Erarta Museum presented an exhibition by a Japanese artist who uses a special printmaking technique combining chine-collé and intaglio


Yuji Hiratsuka’s solo exhibition Life in the Gendai Era (that is, in the current time) takes the viewer on a journey into the highly original creative world of an artist who belongs to the Western and Eastern cultural realms simultaneously. In a witty and whimsical way, the artist reinvents the traditional ukiyo-e — pictures of the floating world — transplanting the classical Japanese narratives into the contemporary big city life and juxtaposing them against the universal images of the cosmopolitan Western culture.

Yuji Hiratsuka’s preferred medium, printmaking, is one of the lauded achievements of the traditional Japanese art, praised for its immaculate sophistication and refinement. In Hiratsuka’s artworks, intaglio printing is fused with the chine-collé technique which requires a specific type of superfine paper, resulting in particularly delicate prints. The artist declares his preference for traditional printmaking over cutting-edge computer-based technology: “Working with the materials, preparing the plate and printing is what really fascinates me. I am very fond of the very process of calm manual work, of the mystical nature of printmaking”.

about the artist

Yuji Hiratsuka is a Professor at the Oregon State University College of Liberal Arts in Corvallis, USA. Born in Osaka, Japan, in 1954, he moved to the United States in 1985, and since 2010 has been actively involved in various international projects.

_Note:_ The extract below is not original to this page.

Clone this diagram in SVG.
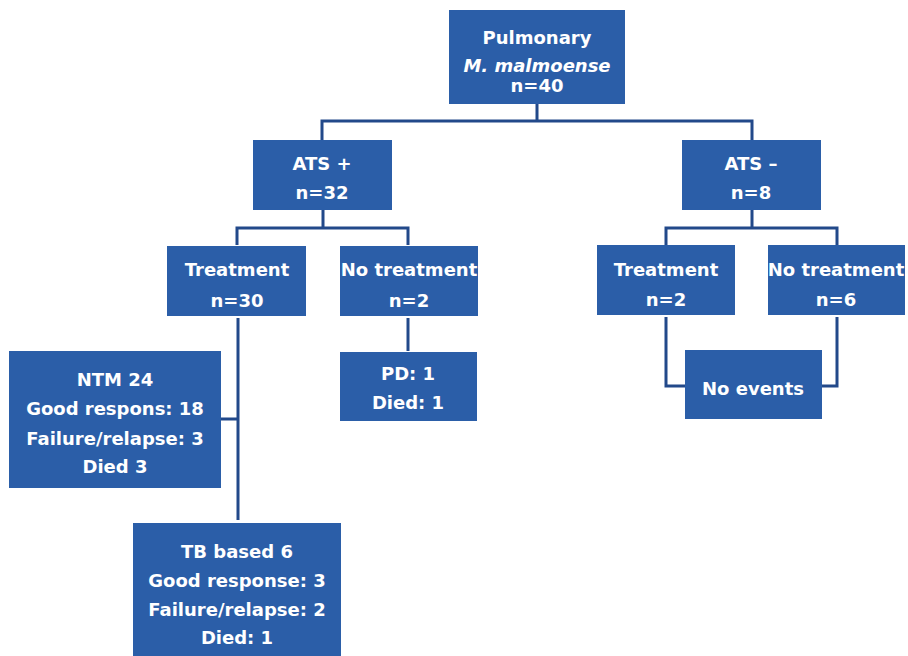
<svg xmlns="http://www.w3.org/2000/svg" width="908" height="656" viewBox="0 0 908 656">
<style>
.box{fill:#2b5ea8;}
.t{font-family:"DejaVu Sans",Verdana,sans-serif;font-weight:bold;font-size:18px;fill:#ffffff;text-anchor:middle;}
.i{font-style:italic;}
.c{fill:none;stroke:#22498a;stroke-width:3;}
</style>
<rect width="908" height="656" fill="#ffffff"/>
<g id="connectors">
<path class="c" d="M537 104V121M322 140V121H752V140"/>
<path class="c" d="M323 210V228M237 245V228H408V245"/>
<path class="c" d="M752 210V228M666 245V228H837V245"/>
<path class="c" d="M238 318V520M221 419H238"/>
<path class="c" d="M408 318V351"/>
<path class="c" d="M666 317V386H685M837 317V386H822"/>
</g>
<g id="root"><rect class="box" x="449" y="10" width="176" height="94"/>
<text class="t" x="537" y="44">Pulmonary</text>
<text class="t i" x="537" y="72">M. malmoense</text>
<text class="t" x="537" y="92">n=40</text></g>
<g id="atsplus"><rect class="box" x="253" y="140" width="139" height="70"/>
<text class="t" x="322" y="170">ATS +</text>
<text class="t" x="322" y="199">n=32</text></g>
<g id="atsminus"><rect class="box" x="682" y="140" width="139" height="70"/>
<text class="t" x="751" y="170">ATS –</text>
<text class="t" x="751" y="199">n=8</text></g>
<g id="treat1"><rect class="box" x="167" y="246" width="139" height="70"/>
<text class="t" x="237" y="276">Treatment</text>
<text class="t" x="237" y="307">n=30</text></g>
<g id="notreat1"><rect class="box" x="340" y="246" width="138" height="70"/>
<text class="t" x="409" y="276">No treatment</text>
<text class="t" x="409" y="307">n=2</text></g>
<g id="treat2"><rect class="box" x="597" y="245" width="138" height="70"/>
<text class="t" x="666" y="276">Treatment</text>
<text class="t" x="666" y="306">n=2</text></g>
<g id="notreat2"><rect class="box" x="768" y="245" width="137" height="70"/>
<text class="t" x="836" y="276">No treatment</text>
<text class="t" x="836" y="306">n=6</text></g>
<g id="ntm"><rect class="box" x="9" y="351" width="212" height="137"/>
<text class="t" x="115" y="386">NTM 24</text>
<text class="t" x="115" y="415">Good respons: 18</text>
<text class="t" x="115" y="445">Failure/relapse: 3</text>
<text class="t" x="115" y="473">Died 3</text></g>
<g id="pd"><rect class="box" x="340" y="352" width="137" height="69"/>
<text class="t" x="408" y="380">PD: 1</text>
<text class="t" x="408" y="409">Died: 1</text></g>
<g id="noevents"><rect class="box" x="685" y="350" width="137" height="69"/>
<text class="t" x="753" y="395">No events</text></g>
<g id="tb"><rect class="box" x="133" y="523" width="208" height="140"/>
<text class="t" x="237" y="558">TB based 6</text>
<text class="t" x="237" y="587">Good response: 3</text>
<text class="t" x="237" y="616">Failure/relapse: 2</text>
<text class="t" x="237" y="644">Died: 1</text></g>
</svg>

The artist’s numerous solo exhibitions took place in the US, Korea, Canada and Northern Ireland. Hiratsuka’s artworks have been acquired for the collections of the British Museum, Tokyo Central Museum of Art, Cincinnati Art Museum, Portland Art Museum, Cleveland Museum of Art, Arthur M. Sackler Gallery (the Smithsonian’s Museum of Asian Art), the New York Public Library, and the State Museum of Oriental Art in Moscow.